Si la preuve de cette assertion ne s’affiche pas d’emblée, Gladys Ngobo Belle tient le «secteur vin» du «Marché Mondial» pour témoin. Ici, les étals semblent dire que «l’Operacion Seguridad» agit comme une mécanique de tri permanent sous l’effet de la forte demande en vins de table, canettes de bière et spiritueux. Venue de tous les pays de la zone Cemac, cette demande a favorisé la hausse des prix. «Le moindre vin qu’on prenait ici à 700 francs, nous l’achetons maintenant à 1 300 francs CFA pour le revendre à 1 500», débite Ymeli Amadou, président du Collectif des grossistes et semi-grossistes de vins du «Marché Mondial» depuis 2016. Du haut de ce profil, il ne peut opposer les actualités peu réjouissantes à la frontière et les quantités, la qualité et les prix actuels des vins et liqueurs. «Tout çà se tient», soutient-il.

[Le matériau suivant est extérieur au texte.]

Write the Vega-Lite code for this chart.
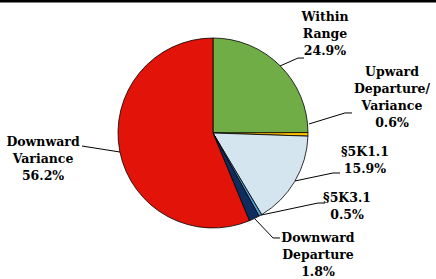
{
  "$schema": "https://vega.github.io/schema/vega-lite/v6.json",
  "width": 436,
  "height": 279,
  "autosize": {"type": "none"},
  "padding": 0,
  "background": "white",
  "config": {"view": {"stroke": null}},
  "datasets": {
    "slices": [
      {"cat": "Within Range", "pct": 24.9, "ord": 1},
      {"cat": "Upward Departure/Variance", "pct": 0.6, "ord": 2},
      {"cat": "§5K1.1", "pct": 15.9, "ord": 3},
      {"cat": "§5K3.1", "pct": 0.5, "ord": 4},
      {"cat": "Downward Departure", "pct": 1.8, "ord": 5},
      {"cat": "Downward Variance", "pct": 56.2, "ord": 6}
    ],
    "labels": [
      {"cat": "Within Range", "label": ["Within", "Range", "24.9%"], "u": 1.179, "v": 1.221},
      {"cat": "Upward Departure/Variance", "label": ["Upward", "Departure/", "Variance", "0.6%"], "u": 1.884, "v": 0.642},
      {"cat": "§5K1.1", "label": ["§5K1.1", "15.9%"], "u": 1.6, "v": -0.2},
      {"cat": "§5K3.1", "label": ["§5K3.1", "0.5%"], "u": 1.411, "v": -0.684},
      {"cat": "Downward Departure", "label": ["Downward", "Departure", "1.8%"], "u": 1.105, "v": -1.105},
      {"cat": "Downward Variance", "label": ["Downward", "Variance", "56.2%"], "u": -1.789, "v": -0.095}
    ],
    "leaders": [
      {"cat": "Within Range", "seq": 1, "u": 0.705, "v": 0.705},
      {"cat": "Within Range", "seq": 2, "u": 0.895, "v": 0.789},
      {"cat": "Within Range", "seq": 3, "u": 0.958, "v": 0.789},
      {"cat": "Upward Departure/Variance", "seq": 1, "u": 1.011, "v": 0.095},
      {"cat": "Upward Departure/Variance", "seq": 2, "u": 1.389, "v": 0.211},
      {"cat": "Upward Departure/Variance", "seq": 3, "u": 1.463, "v": 0.211},
      {"cat": "§5K1.1", "seq": 1, "u": 0.863, "v": -0.505},
      {"cat": "§5K1.1", "seq": 2, "u": 1.263, "v": -0.421},
      {"cat": "§5K1.1", "seq": 3, "u": 1.337, "v": -0.421},
      {"cat": "§5K3.1", "seq": 1, "u": 0.501, "v": -0.865},
      {"cat": "§5K3.1", "seq": 2, "u": 1.105, "v": -0.737},
      {"cat": "§5K3.1", "seq": 3, "u": 1.179, "v": -0.737},
      {"cat": "Downward Departure", "seq": 1, "u": 0.437, "v": -0.9},
      {"cat": "Downward Departure", "seq": 2, "u": 0.632, "v": -1.105},
      {"cat": "Downward Departure", "seq": 3, "u": 0.705, "v": -1.105},
      {"cat": "Downward Variance", "seq": 1, "u": -1.379, "v": -0.137},
      {"cat": "Downward Variance", "seq": 2, "u": -0.979, "v": -0.2}
    ]
  },
  "layer": [
    {
      "data": {"name": "slices"},
      "mark": {"type": "arc", "outerRadius": 95, "stroke": "#000000", "strokeWidth": 0.8},
      "encoding": {
        "x": {"datum": 0, "type": "quantitative", "scale": {"domain": [-2.2421, 2.3474], "nice": false, "zero": false}, "axis": null},
        "y": {"datum": 0, "type": "quantitative", "scale": {"domain": [-1.5368, 1.4], "nice": false, "zero": false}, "axis": null},
        "theta": {"field": "pct", "type": "quantitative", "stack": true},
        "order": {"field": "ord", "type": "quantitative"},
        "color": {
          "field": "cat", "type": "nominal", "legend": null,
          "scale": {
            "domain": ["Within Range", "Upward Departure/Variance", "§5K1.1", "§5K3.1", "Downward Departure", "Downward Variance"],
            "range": ["#70AD47", "#FFC000", "#D5E5F0", "#4A9FD6", "#0E2D5E", "#E2140A"]
          }
        }
      }
    },
    {
      "data": {"name": "leaders"},
      "mark": {"type": "line", "color": "#000000", "strokeWidth": 1},
      "encoding": {
        "x": {"field": "u", "type": "quantitative", "scale": {"domain": [-2.2421, 2.3474], "nice": false, "zero": false}, "axis": null},
        "y": {"field": "v", "type": "quantitative", "scale": {"domain": [-1.5368, 1.4], "nice": false, "zero": false}, "axis": null},
        "detail": {"field": "cat", "type": "nominal"},
        "order": {"field": "seq", "type": "quantitative"}
      }
    },
    {
      "data": {"name": "labels"},
      "mark": {"type": "text", "font": "DejaVu Serif", "fontWeight": "bold", "fontSize": 12.5, "lineHeight": 17, "align": "center", "baseline": "middle", "color": "#000000"},
      "encoding": {
        "x": {"field": "u", "type": "quantitative", "scale": {"domain": [-2.2421, 2.3474], "nice": false, "zero": false}, "axis": null},
        "y": {"field": "v", "type": "quantitative", "scale": {"domain": [-1.5368, 1.4], "nice": false, "zero": false}, "axis": null},
        "text": {"field": "label"}
      }
    },
    {
      "data": {"values": [{}]},
      "mark": {"type": "rule", "color": "#000000", "strokeWidth": 5},
      "encoding": {
        "x": {"datum": -2.2421, "type": "quantitative"},
        "x2": {"datum": 2.3474},
        "y": {"datum": 1.4, "type": "quantitative"}
      }
    }
  ]
}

Par peur de vrais mots, ce Camerounais se contente de fournir des éléments comparatifs. En fin 2015, le prix le plus élevé d’une palette de vin rouge (12 briques) venue de Guinée Equatoriale via Kyé-Ossi caracolait à 7 000 francs Cfa.  Avec le léger «relâchement» survenu à la frontière en fin 2017, le même produit a atteint, en mi-janvier 2018, le pic de 11 000 francs CFA. «La fermeture de la frontière amène les gens (les passeurs, NDLR) à sous-traiter et à proposer leurs produits à qui ils veulent. Pour fructifier leur capital dans un tel contexte, ces gens évoquent de nombreux risques. Et parce qu’il n’existe pas  d’institutions internationales à caractère politique, économique ou juridique en mesure de réglementer efficacement leur comportement, ils font tourner le marché à leur guise. En fait, la hausse des prix ici a des facteurs qui sont connus et d’autres non», polémique une cadre de la délégation régionale du Commerce du Sud. Pour les jeunes statisticiens, «le Marché Mondial obéit à la fois aux injonctions anonymes et visibles propres aux économies frontalières».

 

Evolution des prix au « Marché Mondial »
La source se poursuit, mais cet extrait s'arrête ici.